La elegancia de perder el metro

Los que volvemos a Instagram una y otra vez los hemos visto. Soy de los que desinstala la diabólica aplicación por rachas; a veces pienso que voy a aguantar y dejar el pulgar tranquilo una o dos semanas, tres, pero no hay manera: de golpe un meme desestabilizador nos hace la Lambretta de Djalminha y ya está, hemos caído: instalamos.

A mí me ha pasado con @metros.perder. Hace unas semanas –justo las que yo aprovechaba de asueto– comenzaron a circular en redes vídeos de, rigurosamente, gente perdiendo el metro. El formato es sencillo: un fino camarógrafo apostado tras las puertas de plexiglás, en las regiones nobles, captura la carrera de algún pobre hombre o mujer apresurado que, por centésimas de segundo, no accede al vagón. Se queda fuera triste, humillado, para regocijo de los de dentro que hoy llegarán dos (2) minutos antes a la oficina.

La conmoción fue total. La cuestión es que yo ya había reparado en eso. Nada más humillante, en efecto, que cabalgar hacia el vagón y ser tajantemente rechazado en el umbral. Y nada más absurdo, pues en dos o tres minutos otro vendrá a sustituir al previo y perdido metro. En La Coruña o Albacete o en el pueblo de mi novia el sprint quizá tenga sentido, pues la frecuencia puede saltar hasta los intolerables cinco, diez minutos Dios no lo quiera. Pero en Madrid no, no lo tiene.

El éxito de @metros.perder radica, precisamente, en que ha sabido catalizar ese elemento puro, carbónico de ridículo. Vaya por delante, he asistido en el metro de Madrid a aceleradas –yo mismo me precio de haber protagonizado algunas– dignas de plusmarca olímpica, que ven al atleta deslizarse como un Indiana Jones o un Neo de Matrix entre las compuertas automáticas justo en el momento en que empiezan a cerrarse. En tales casos la gloria es dulce, y uno puede hasta sentir la discreta admiración de los demás pasajeros. Pero también es excepcional; la norma es la derrota, el despilfarro de energía y el espantoso ridículo, pues hay algo esencialmente bochornoso en la maniobra mal ejecutada, un residuo de fealdad cinética, moral, como la modelo que tropieza en la pasarela o el centro-chut que acaba en el anfiteatro.
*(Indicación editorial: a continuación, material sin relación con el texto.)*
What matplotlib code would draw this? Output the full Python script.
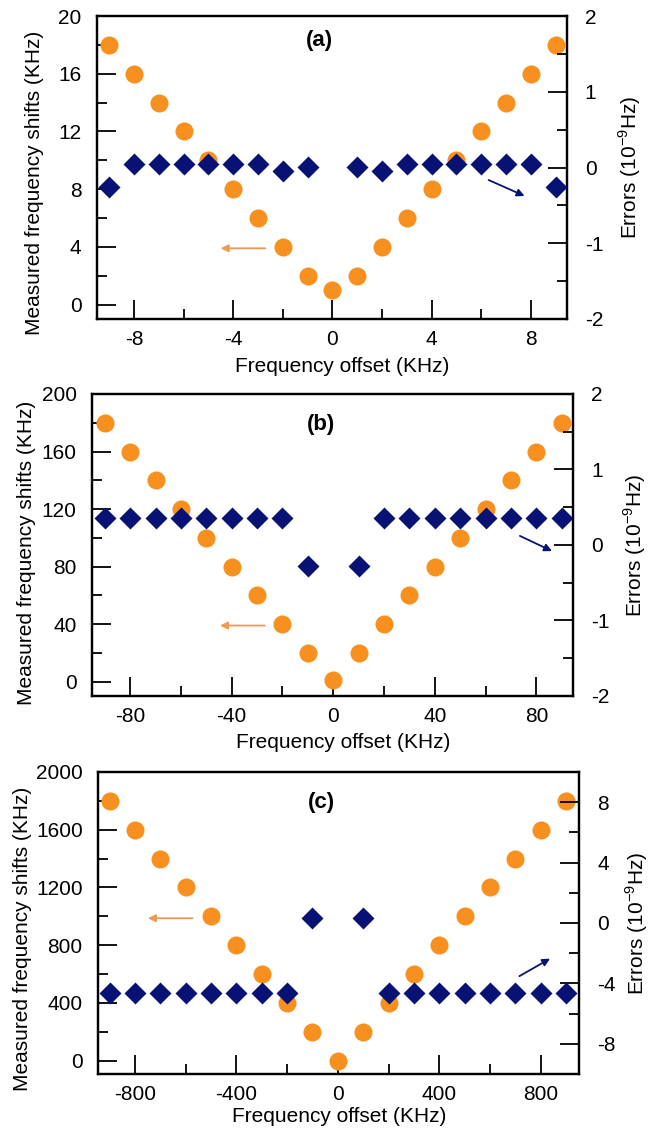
import matplotlib
matplotlib.use("Agg")
import matplotlib.pyplot as plt
from matplotlib.ticker import MultipleLocator

# data
offset_a = [-9, -8, -7, -6, -5, -4, -3, -2, -1, 0, 1, 2, 3, 4, 5, 6, 7, 8, 9]
shift_a = [18, 16, 14, 12, 10, 8, 6, 4, 2, 1, 2, 4, 6, 8, 10, 12, 14, 16, 18]
err_offset_a = [-9, -8, -7, -6, -5, -4, -3, -2, -1, 1, 2, 3, 4, 5, 6, 7, 8, 9]
err_a = [-0.26, 0.05, 0.05, 0.05, 0.05, 0.05, 0.05, -0.04, 0.01,
         0.01, -0.04, 0.05, 0.05, 0.05, 0.05, 0.05, 0.05, -0.26]

offset_b = [-90, -80, -70, -60, -50, -40, -30, -20, -10, 0, 10, 20, 30, 40, 50, 60, 70, 80, 90]
shift_b = [180, 160, 140, 120, 100, 80, 60, 40, 20, 1, 20, 40, 60, 80, 100, 120, 140, 160, 180]
err_offset_b = [-90, -80, -70, -60, -50, -40, -30, -20, -10, 10, 20, 30, 40, 50, 60, 70, 80, 90]
err_b = [0.36, 0.36, 0.36, 0.36, 0.36, 0.36, 0.36, 0.36, -0.28,
         -0.28, 0.36, 0.36, 0.36, 0.36, 0.36, 0.36, 0.36, 0.36]

offset_c = [-900, -800, -700, -600, -500, -400, -300, -200, -100, 0,
            100, 200, 300, 400, 500, 600, 700, 800, 900]
shift_c = [1800, 1600, 1400, 1200, 1000, 800, 600, 400, 200, 0,
           200, 400, 600, 800, 1000, 1200, 1400, 1600, 1800]
err_offset_c = [-900, -800, -700, -600, -500, -400, -300, -200, -100,
                100, 200, 300, 400, 500, 600, 700, 800, 900]
err_c = [-4.66, -4.66, -4.66, -4.66, -4.66, -4.66, -4.66, -4.66, 0.32,
         0.32, -4.66, -4.66, -4.66, -4.66, -4.66, -4.66, -4.66, -4.66]

ORANGE = "#F7901E"
ORANGE_ARROW = "#EE9A50"
NAVY = "#071274"
FS = 15

plt.rcParams["font.family"] = ["Liberation Sans", "DejaVu Sans"]
plt.rcParams["font.size"] = FS
plt.rcParams["axes.unicode_minus"] = False
plt.rcParams["mathtext.fontset"] = "custom"
plt.rcParams["mathtext.rm"] = "Liberation Sans"


def style_axis(ax, side):
    for s in ax.spines.values():
        s.set_linewidth(1.6)
    ax.tick_params(which="both", direction="in", width=1.3, labelsize=FS)
    ax.tick_params(which="major", length=14)
    ax.tick_params(which="minor", length=7)
    if side == "left":
        ax.tick_params(axis="y", which="both", right=False, pad=11)
        ax.tick_params(axis="x", which="both", top=False, pad=8)
    else:
        ax.tick_params(axis="y", which="both", left=False, pad=13)


def panel(rect, label, offs, shifts, eoffs, errs, xlim, ylim, ylim2,
          xstep, ystep, y2step, arrow_o, arrow_b, label_pos, xlabel_pos,
          ylabel_pos, y2label_x):
    ax = fig.add_axes(rect)
    ax2 = ax.twinx()

    ax.plot(offs, shifts, "o", color=ORANGE, ms=13, mec="none", zorder=3)
    ax2.plot(eoffs, errs, "D", color=NAVY, ms=11, mec="none", zorder=3)

    ax.set_xlim(*xlim)
    ax.set_ylim(*ylim)
    ax2.set_ylim(*ylim2)

    ax.xaxis.set_major_locator(MultipleLocator(xstep * 2))
    ax.xaxis.set_minor_locator(MultipleLocator(xstep))
    ax.yaxis.set_major_locator(MultipleLocator(ystep * 2))
    ax.yaxis.set_minor_locator(MultipleLocator(ystep))
    ax2.yaxis.set_major_locator(MultipleLocator(y2step * 2))
    ax2.yaxis.set_minor_locator(MultipleLocator(y2step))

    style_axis(ax, "left")
    style_axis(ax2, "right")

    ax.annotate("", xy=arrow_o[1], xytext=arrow_o[0],
                arrowprops=dict(arrowstyle="-|>", color=ORANGE_ARROW, lw=1.3,
                                mutation_scale=11, shrinkA=0, shrinkB=0))
    ax2.annotate("", xy=arrow_b[1], xytext=arrow_b[0],
                 arrowprops=dict(arrowstyle="-|>", color=NAVY, lw=1.3,
                                 mutation_scale=11, shrinkA=0, shrinkB=0))

    ax.text(label_pos[0], label_pos[1], label, transform=ax.transAxes,
            ha="center", va="center", fontsize=FS + 1, fontweight="bold")

    ax.set_xlabel("Frequency offset (KHz)", fontsize=FS)
    ax.xaxis.set_label_coords(*xlabel_pos)
    ax.set_ylabel("Measured frequency shifts (KHz)", fontsize=FS)
    ax.yaxis.set_label_coords(*ylabel_pos)
    ax2.set_ylabel(r"Errors (10$^{\mathregular{-9}}$Hz)", fontsize=FS)
    ax2.yaxis.set_label_coords(y2label_x, 0.5)
    return ax, ax2


fig = plt.figure(figsize=(6.63, 11.31), dpi=100)

panel([0.1459, 0.71795, 0.7089, 0.2679], "(a)", offset_a, shift_a, err_offset_a, err_a,
      (-9.5, 9.45), (-1, 20), (-2, 2), 2, 2, 0.5,
      ((-2.7, 3.9), (-4.5, 3.9)), ((6.3, -0.165), (7.75, -0.376)),
      (0.473, 0.92), (0.523, -0.125), (-0.112, 0.45), 1.105)

panel([0.1388, 0.38462, 0.7255, 0.26702], "(b)", offset_b, shift_b, err_offset_b, err_b,
      (-95, 94.4), (-10, 200), (-2, 2), 20, 20, 0.5,
      ((-27, 39), (-44.6, 39)), ((73.5, 0.12), (86.1, -0.08)),
      (0.477, 0.9), (0.523, -0.122), (-0.116, 0.475), 1.10)

panel([0.1478, 0.0504, 0.7262, 0.26702], "(c)", offset_c, shift_c, err_offset_c, err_c,
      (-946, 953), (-92, 2000), (-10, 10), 200, 200, 2,
      ((-573, 987), (-749, 987)), ((716, -3.52), (837, -2.36)),
      (0.465, 0.9), (0.50, -0.108), (-0.137, 0.449), 1.092)

fig.savefig("out.png", dpi=100)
Es, por tanto, mucho más prudente y razonable, por no decir refinado y de buena educación, caminar serenamente por el andén, como si se hubiese llegado ahí por casualidad o el metro lo fuese a esperar a uno en todo caso.

Ya lo advirtió Schopenhauer: lo único que nos separa de los animales es nuestra capacidad de resistir el estímulo. Tengámoslo presente la próxima vez que nos pinche el aguijón de la urgencia ante el vagón traicionero.